▸ DATASET EXTRACT:

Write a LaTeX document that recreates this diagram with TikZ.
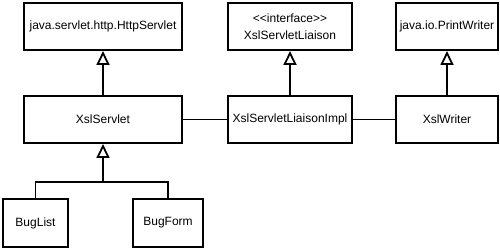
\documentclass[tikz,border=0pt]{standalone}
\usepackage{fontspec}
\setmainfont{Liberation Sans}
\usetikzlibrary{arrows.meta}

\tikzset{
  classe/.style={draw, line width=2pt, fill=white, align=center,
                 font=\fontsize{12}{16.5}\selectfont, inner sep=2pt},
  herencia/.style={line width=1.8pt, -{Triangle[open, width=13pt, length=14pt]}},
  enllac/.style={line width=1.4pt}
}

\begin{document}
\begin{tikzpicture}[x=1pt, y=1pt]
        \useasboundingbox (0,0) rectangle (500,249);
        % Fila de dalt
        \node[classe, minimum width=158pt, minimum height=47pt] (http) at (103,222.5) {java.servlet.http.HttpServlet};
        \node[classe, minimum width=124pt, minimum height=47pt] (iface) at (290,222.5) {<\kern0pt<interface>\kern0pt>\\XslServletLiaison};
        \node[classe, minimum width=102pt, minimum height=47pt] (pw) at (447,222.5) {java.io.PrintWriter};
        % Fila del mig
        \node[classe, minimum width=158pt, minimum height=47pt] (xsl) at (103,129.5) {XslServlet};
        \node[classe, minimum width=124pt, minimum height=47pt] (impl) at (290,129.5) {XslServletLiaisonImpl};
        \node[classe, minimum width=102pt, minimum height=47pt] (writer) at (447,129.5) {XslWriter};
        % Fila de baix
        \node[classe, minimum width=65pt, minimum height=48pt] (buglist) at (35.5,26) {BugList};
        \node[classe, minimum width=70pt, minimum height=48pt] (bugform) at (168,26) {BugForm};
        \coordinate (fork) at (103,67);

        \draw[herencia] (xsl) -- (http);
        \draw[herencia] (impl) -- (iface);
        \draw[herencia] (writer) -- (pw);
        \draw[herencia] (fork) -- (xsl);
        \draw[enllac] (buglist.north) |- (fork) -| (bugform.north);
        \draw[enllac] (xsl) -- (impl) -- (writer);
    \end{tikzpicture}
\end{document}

▸ WHAT THE TASK ASKS: Pictures excluded, repeat exactly the lines from the top of the material through the line with "(fork) at (103,67);", including both of those lines.

▸ EXERCISE RESULT:
Write a LaTeX document that recreates this diagram with TikZ.
\documentclass[tikz,border=0pt]{standalone}
\usepackage{fontspec}
\setmainfont{Liberation Sans}
\usetikzlibrary{arrows.meta}

\tikzset{
  classe/.style={draw, line width=2pt, fill=white, align=center,
                 font=\fontsize{12}{16.5}\selectfont, inner sep=2pt},
  herencia/.style={line width=1.8pt, -{Triangle[open, width=13pt, length=14pt]}},
  enllac/.style={line width=1.4pt}
}

\begin{document}
\begin{tikzpicture}[x=1pt, y=1pt]
        \useasboundingbox (0,0) rectangle (500,249);
        % Fila de dalt
        \node[classe, minimum width=158pt, minimum height=47pt] (http) at (103,222.5) {java.servlet.http.HttpServlet};
        \node[classe, minimum width=124pt, minimum height=47pt] (iface) at (290,222.5) {<\kern0pt<interface>\kern0pt>\\XslServletLiaison};
        \node[classe, minimum width=102pt, minimum height=47pt] (pw) at (447,222.5) {java.io.PrintWriter};
        % Fila del mig
        \node[classe, minimum width=158pt, minimum height=47pt] (xsl) at (103,129.5) {XslServlet};
        \node[classe, minimum width=124pt, minimum height=47pt] (impl) at (290,129.5) {XslServletLiaisonImpl};
        \node[classe, minimum width=102pt, minimum height=47pt] (writer) at (447,129.5) {XslWriter};
        % Fila de baix
        \node[classe, minimum width=65pt, minimum height=48pt] (buglist) at (35.5,26) {BugList};
        \node[classe, minimum width=70pt, minimum height=48pt] (bugform) at (168,26) {BugForm};
        \coordinate (fork) at (103,67);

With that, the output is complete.